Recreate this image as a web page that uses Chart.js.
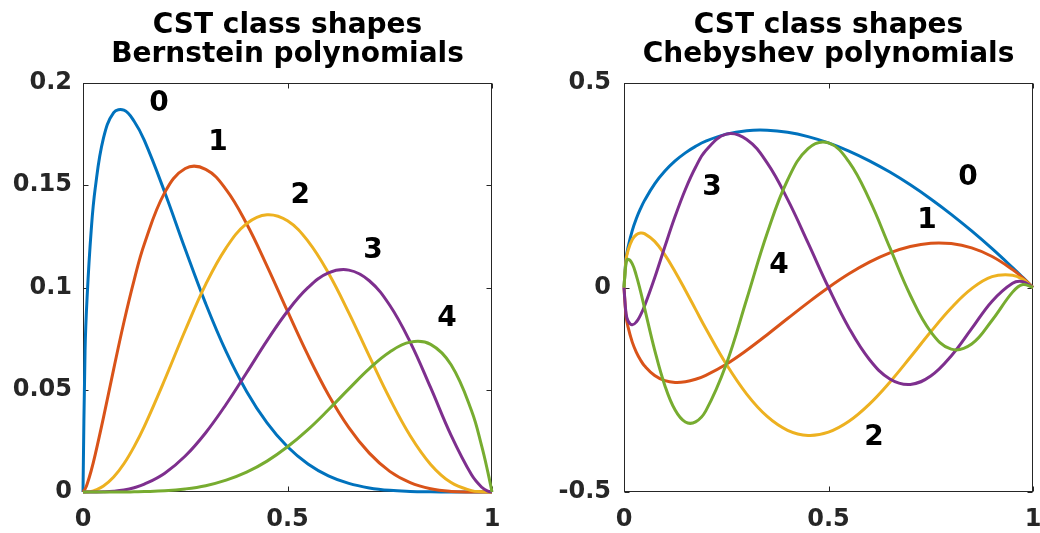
<!DOCTYPE html>
<html>
<head>
<meta charset="utf-8">
<script src="https://cdn.jsdelivr.net/npm/chart.js@4/dist/chart.umd.min.js"></script>
<style>
  html, body { margin: 0; padding: 0; background: #fff; }
  #wrap { position: relative; width: 1040px; height: 533px; }
  canvas { position: absolute; top: 0; }
</style>
</head>
<body>
<div id="wrap">
  <canvas id="bern" width="520" height="533" style="left:0"></canvas>
  <canvas id="cheb" width="520" height="533" style="left:520px"></canvas>
</div>
<script>
// class function sqrt(x)(1-x) times order-4 Bernstein terms
const xBern = [0, 0.005, 0.01, 0.02, 0.03, 0.05, 0.075, 0.1, 0.125, 0.15, 0.2, 0.25, 0.3, 0.35, 0.4, 0.45,
  0.5, 0.55, 0.6, 0.65, 0.7, 0.75, 0.8, 0.85, 0.9, 0.95, 0.975, 0.99, 1];
const bern0 = [0, 0.0690, 0.0951, 0.1278, 0.1487, 0.1730, 0.1855, 0.1867, 0.1813, 0.1719, 0.1465, 0.1187, 0.0921, 0.0686, 0.0492, 0.0338,
  0.0221, 0.0137, 0.0079, 0.0042, 0.0020, 0.0008, 0.0003, 0.0001, 0, 0, 0, 0, 0];
const bern1 = [0, 0.0014, 0.0038, 0.0104, 0.0184, 0.0364, 0.0601, 0.0830, 0.1036, 0.1213, 0.1465, 0.1582, 0.1578, 0.1479, 0.1312, 0.1105,
  0.0884, 0.0669, 0.0476, 0.0315, 0.0190, 0.0101, 0.0046, 0.0016, 0.0003, 0, 0, 0, 0];
const bern2 = [0, 0, 0.0001, 0.0003, 0.0009, 0.0029, 0.0073, 0.0138, 0.0222, 0.0321, 0.0550, 0.0791, 0.1015, 0.1194, 0.1312, 0.1356,
  0.1326, 0.1227, 0.1071, 0.0876, 0.0664, 0.0457, 0.0275, 0.0135, 0.0046, 0.0007, 0.0001, 0, 0];
const bern3 = [0, 0, 0, 0, 0, 0.0001, 0.0004, 0.0010, 0.0021, 0.0038, 0.0092, 0.0176, 0.0290, 0.0429, 0.0583, 0.0740,
  0.0884, 0.0999, 0.1071, 0.1085, 0.1033, 0.0913, 0.0733, 0.0510, 0.0277, 0.0084, 0.0023, 0.0004, 0];
const bern4 = [0, 0, 0, 0, 0, 0, 0, 0, 0.0001, 0.0002, 0.0006, 0.0015, 0.0031, 0.0058, 0.0097, 0.0151,
  0.0221, 0.0305, 0.0402, 0.0504, 0.0603, 0.0685, 0.0733, 0.0722, 0.0622, 0.0397, 0.0223, 0.0096, 0];

// same class function times shifted Chebyshev T0..T4
const xCheb = [0, 0.005, 0.01, 0.02, 0.03, 0.04, 0.05, 0.075, 0.1, 0.125, 0.15, 0.175, 0.2, 0.25, 0.3, 0.35, 0.4, 0.45,
  0.5, 0.55, 0.6, 0.65, 0.7, 0.75, 0.8, 0.85, 0.9, 0.95, 0.975, 1];
const cheb0 = [0, 0.0704, 0.0990, 0.1386, 0.1680, 0.1920, 0.2124, 0.2533, 0.2846, 0.3094, 0.3292, 0.3451, 0.3578, 0.3750, 0.3834, 0.3845, 0.3795, 0.3690,
  0.3536, 0.3337, 0.3098, 0.2822, 0.2510, 0.2165, 0.1789, 0.1383, 0.0949, 0.0487, 0.0247, 0];
const cheb1 = [0, -0.0697, -0.0970, -0.1330, -0.1579, -0.1766, -0.1912, -0.2153, -0.2277, -0.2320, -0.2304, -0.2243, -0.2147, -0.1875, -0.1534, -0.1154, -0.0759, -0.0369,
  0, 0.0334, 0.0620, 0.0847, 0.1004, 0.1083, 0.1073, 0.0968, 0.0759, 0.0439, 0.0235, 0];
const cheb2 = [0, 0.0676, 0.0912, 0.1169, 0.1289, 0.1330, 0.1317, 0.1127, 0.0797, 0.0387, -0.0066, -0.0535, -0.1002, -0.1875, -0.2607, -0.3153, -0.3491, -0.3616,
  -0.3536, -0.3271, -0.2851, -0.2314, -0.1707, -0.1083, -0.0501, -0.0028, 0.0266, 0.0302, 0.0199, 0];
const cheb3 = [0, -0.0641, -0.0817, -0.0913, -0.0844, -0.0681, -0.0459, 0.0237, 0.1002, 0.1740, 0.2397, 0.2939, 0.3349, 0.3750, 0.3619, 0.3046, 0.2155, 0.1092,
  0, -0.0988, -0.1760, -0.2235, -0.2369, -0.2165, -0.1674, -0.1007, -0.0334, 0.0105, 0.0143, 0];
const cheb4 = [0, 0.0594, 0.0689, 0.0585, 0.0298, -0.0077, -0.0491, -0.1530, -0.2400, -0.2997, -0.3289, -0.3285, -0.3017, -0.1875, -0.0288, 0.1326, 0.2629, 0.3397,
  0.3536, 0.3073, 0.2147, 0.0973, -0.0189, -0.1083, -0.1508, -0.1382, -0.0800, -0.0113, 0.0073, 0];

const curveNames = ["0", "1", "2", "3", "4"];
const xTicks = [0, 0.5, 1];
const bernTicks = [0, 0.05, 0.1, 0.15, 0.2];
const chebTicks = [-0.5, 0, 0.5];

// where each curve number sits, in data units
const bernLabelAt = [[0.186, 0.1897], [0.330, 0.1707], [0.531, 0.1447], [0.709, 0.1178], [0.890, 0.0846]];
const chebLabelAt = [[0.841, 0.268], [0.741, 0.163], [0.611, -0.368], [0.215, 0.243], [0.379, 0.053]];

const COLORS = ["#0072BD", "#D95319", "#EDB120", "#7E2F8E", "#77AC30"];
const INK = "#262626";
const FONT = "'DejaVu Sans', 'Liberation Sans', sans-serif";

// tick text without trailing zeros: 0.2, 0.1, 1
const fmt = v => String(Math.round(v * 1000) / 1000);

// keep the axis from reserving room for its end labels
function noPad(s) {
  s.paddingLeft = 0; s.paddingRight = 0;
  s.paddingTop = 0; s.paddingBottom = 0;
}

// box around the plot with inward ticks on all four sides
const frame = {
  id: "frame",
  beforeDatasetsDraw(chart) {
    const { ctx, chartArea: a, scales } = chart;
    const L = Math.round(a.left) + 0.5, R = Math.round(a.right) - 0.5;
    const T = Math.round(a.top) + 0.5, B = Math.round(a.bottom) - 0.5;
    ctx.save();
    ctx.strokeStyle = INK;
    ctx.lineWidth = 1;
    ctx.strokeRect(L, T, R - L, B - T);
    ctx.beginPath();
    scales.x.ticks.forEach(t => {
      const px = Math.round(scales.x.getPixelForValue(t.value)) + 0.5;
      ctx.moveTo(px, B); ctx.lineTo(px, B - 5);
      ctx.moveTo(px, T); ctx.lineTo(px, T + 5);
    });
    scales.y.ticks.forEach(t => {
      const py = Math.round(scales.y.getPixelForValue(t.value)) + 0.5;
      ctx.moveTo(L, py); ctx.lineTo(L + 5, py);
      ctx.moveTo(R, py); ctx.lineTo(R - 5, py);
    });
    ctx.stroke();
    ctx.restore();
  }
};

// numbers next to each curve, plus the two-line title
const annotate = {
  id: "annotate",
  afterDatasetsDraw(chart, args, opts) {
    const { ctx, chartArea: a, scales } = chart;
    ctx.save();
    ctx.fillStyle = "#000";
    ctx.textAlign = "center";
    ctx.textBaseline = "middle";
    ctx.font = "bold 28px " + FONT;
    opts.labelAt.forEach((p, i) => {
      ctx.fillText(curveNames[i], scales.x.getPixelForValue(p[0]), scales.y.getPixelForValue(p[1]));
    });
    ctx.textBaseline = "alphabetic";
    ctx.font = "bold 28px " + FONT;
    const cx = (a.left + a.right) / 2;
    ctx.fillText(opts.title[0], cx, 33);
    ctx.fillText(opts.title[1], cx, 62);
    ctx.restore();
  }
};

function makeChart(id, xs, series, yTicks, labelAt, title, left, rightPad, yPad) {
  const datasets = series.map((ys, i) => ({
    data: xs.map((x, k) => ({ x, y: ys[k] })),
    borderColor: COLORS[i],
    borderWidth: 3,
    pointRadius: 0,
    tension: 0.4,
    clip: false,
    order: series.length - i
  }));
  const axisFont = { family: FONT, weight: "bold", size: 24 };
  return new Chart(document.getElementById(id), {
    type: "line",
    data: { datasets },
    options: {
      responsive: false,
      animation: false,
      devicePixelRatio: 1,
      layout: { autoPadding: false, padding: { top: 83, right: rightPad, bottom: 0, left: 0 } },
      plugins: { legend: { display: false }, tooltip: { enabled: false }, annotate: { labelAt, title } },
      scales: {
        x: {
          type: "linear", min: 0, max: 1,
          grid: { display: false, drawTicks: false },
          border: { display: false },
          afterBuildTicks: s => { s.ticks = xTicks.map(v => ({ value: v })); },
          ticks: { color: INK, font: axisFont, padding: 13, maxRotation: 0, autoSkip: false, callback: fmt },
          afterFit: s => { s.height = 41; noPad(s); }
        },
        y: {
          min: yTicks[0], max: yTicks[yTicks.length - 1],
          grid: { display: false, drawTicks: false },
          border: { display: false },
          afterBuildTicks: s => { s.ticks = yTicks.map(v => ({ value: v })); },
          ticks: { color: INK, font: axisFont, padding: yPad, autoSkip: false, callback: fmt },
          afterFit: s => { s.width = left; noPad(s); }
        }
      }
    },
    plugins: [frame, annotate]
  });
}

makeChart("bern", xBern, [bern0, bern1, bern2, bern3, bern4], bernTicks, bernLabelAt,
  ["CST class shapes", "Bernstein polynomials"], 83, 28, 11);
makeChart("cheb", xCheb, [cheb0, cheb1, cheb2, cheb3, cheb4], chebTicks, chebLabelAt,
  ["CST class shapes", "Chebyshev polynomials"], 104, 7, 13);
</script>
</body>
</html>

Aim of the task: Starting with the first line of the data above and ending with the line containing "0.0223, 0.0096, 0];", please restate every line exactly, leaving images out.

Result of this task:
Recreate this image as a web page that uses Chart.js.
<!DOCTYPE html>
<html>
<head>
<meta charset="utf-8">
<script src="https://cdn.jsdelivr.net/npm/chart.js@4/dist/chart.umd.min.js"></script>
<style>
  html, body { margin: 0; padding: 0; background: #fff; }
  #wrap { position: relative; width: 1040px; height: 533px; }
  canvas { position: absolute; top: 0; }
</style>
</head>
<body>
<div id="wrap">
  <canvas id="bern" width="520" height="533" style="left:0"></canvas>
  <canvas id="cheb" width="520" height="533" style="left:520px"></canvas>
</div>
<script>
// class function sqrt(x)(1-x) times order-4 Bernstein terms
const xBern = [0, 0.005, 0.01, 0.02, 0.03, 0.05, 0.075, 0.1, 0.125, 0.15, 0.2, 0.25, 0.3, 0.35, 0.4, 0.45,
  0.5, 0.55, 0.6, 0.65, 0.7, 0.75, 0.8, 0.85, 0.9, 0.95, 0.975, 0.99, 1];
const bern0 = [0, 0.0690, 0.0951, 0.1278, 0.1487, 0.1730, 0.1855, 0.1867, 0.1813, 0.1719, 0.1465, 0.1187, 0.0921, 0.0686, 0.0492, 0.0338,
  0.0221, 0.0137, 0.0079, 0.0042, 0.0020, 0.0008, 0.0003, 0.0001, 0, 0, 0, 0, 0];
const bern1 = [0, 0.0014, 0.0038, 0.0104, 0.0184, 0.0364, 0.0601, 0.0830, 0.1036, 0.1213, 0.1465, 0.1582, 0.1578, 0.1479, 0.1312, 0.1105,
  0.0884, 0.0669, 0.0476, 0.0315, 0.0190, 0.0101, 0.0046, 0.0016, 0.0003, 0, 0, 0, 0];
const bern2 = [0, 0, 0.0001, 0.0003, 0.0009, 0.0029, 0.0073, 0.0138, 0.0222, 0.0321, 0.0550, 0.0791, 0.1015, 0.1194, 0.1312, 0.1356,
  0.1326, 0.1227, 0.1071, 0.0876, 0.0664, 0.0457, 0.0275, 0.0135, 0.0046, 0.0007, 0.0001, 0, 0];
const bern3 = [0, 0, 0, 0, 0, 0.0001, 0.0004, 0.0010, 0.0021, 0.0038, 0.0092, 0.0176, 0.0290, 0.0429, 0.0583, 0.0740,
  0.0884, 0.0999, 0.1071, 0.1085, 0.1033, 0.0913, 0.0733, 0.0510, 0.0277, 0.0084, 0.0023, 0.0004, 0];
const bern4 = [0, 0, 0, 0, 0, 0, 0, 0, 0.0001, 0.0002, 0.0006, 0.0015, 0.0031, 0.0058, 0.0097, 0.0151,
  0.0221, 0.0305, 0.0402, 0.0504, 0.0603, 0.0685, 0.0733, 0.0722, 0.0622, 0.0397, 0.0223, 0.0096, 0];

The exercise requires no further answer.